Selma’s Carmen Ejogo, who played Coretta Scott King, said in an interview with USA Today, that she wished co-star David Oyelowo and director Ava DuVernay had been nominated. “I would have love to have seen them nominated,” she said. “They should have been, in my opinion.”
When Jessica Chastain, an awards’ favorite who wasn’t nominated for any of her four films this year, spoke to The Hollywood Reporter on the red carpet about the frustrating lack of diversity in Hollywood, she also seemed disappointed about the Selma snubs. “I long to see diversity in things in American cinema,” she said. “Some of my favorite films are foreign films because I know I’m going to get diversity when I see films from all over the world. It’s something that we lack here. Of course this morning it made it poignant. It’s Martin Luther King Jr.’s birthday today.”
Meanwhile Gone Girl writer Gillian Flynn, who adapted her best-selling novel for David Fincher’s film and was widely expected to earn a nomination, said simply, “I thought I’d get one.” But the writer spent more time praising the star of her film, Rosamund Pike, who was nominated for a Best Actress Oscar. “[Her nomination] was so well deserved. I was not remotely surprised. I just knew in my bones that she would have to get it. The amount of work that she did behind the scenes to make that role feel effortless and real and as crazy as it got. She’s just incredible.”
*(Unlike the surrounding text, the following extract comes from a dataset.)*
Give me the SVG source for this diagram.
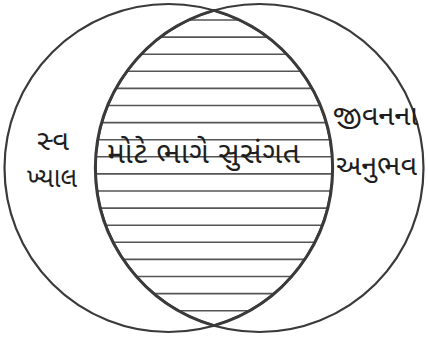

Phil Lord, the director of The Lego Movie, which wasn’t nominated for a Best Animated Feature Oscar, tried to keep it all in perspective. He initially responded to the snub on Twitter, before telling THR, “We made [the movie] in order to inspire families and kids and people and we’ve been really justly rewarded I think for that. We feel really lucky and the awards stuff is it’s own thing, and of course we’re disappointed, but it’s not the reason we made the movie.”